Metadata under the new landmark decision by the Australian Privacy Commissioner, can now be considered personal, or privacy data, which means it is protected. The Commissioner determined that personal information whereby an individual may be reasonably ascertained from that information would be considered personal information. According to the article, “this decision was based on the National Privacy Principles (‘NPP’) under the Privacy Act and not the Australian Privacy Principles (‘APP’) which came into force in 2014.” However, given the APP did not significantly change the definition of personal information, it is predicted that more types of data could be considered personal information, and the decision is expected to carry substantial weight in future cases considered under the new regime.”

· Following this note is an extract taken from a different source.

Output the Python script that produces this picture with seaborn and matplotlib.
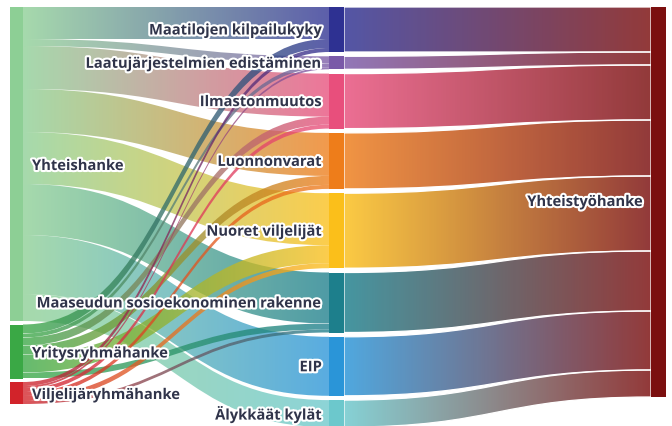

The implication of the decision means that all companies must assess what metadata they hold can be considered under the Privacy Act. The issue is magnified as ‘any dataset which holds unit-record level data can potentially be linked to data from other sources, which can then lead to someone’s identity being ascertainable’. Penalties run from $340,000 for individuals or $1.7 million for corporations.
I’m quite sure the US government isn’t quite that sophisticated and is evaluating metadata as personal or privacy information, but it is interesting from a corporate point of view. The $1.7 million dollar fine is not the issue, to some companies it’s just pocket change and to other companies a fortune.
How would the organization protect themselves and ensure the metadata they hold can’t be used against them? Since 91% of organizations still use manual metadata tagging, what about errors in tagging and the potential repercussions? It opens up a whole bag of worms.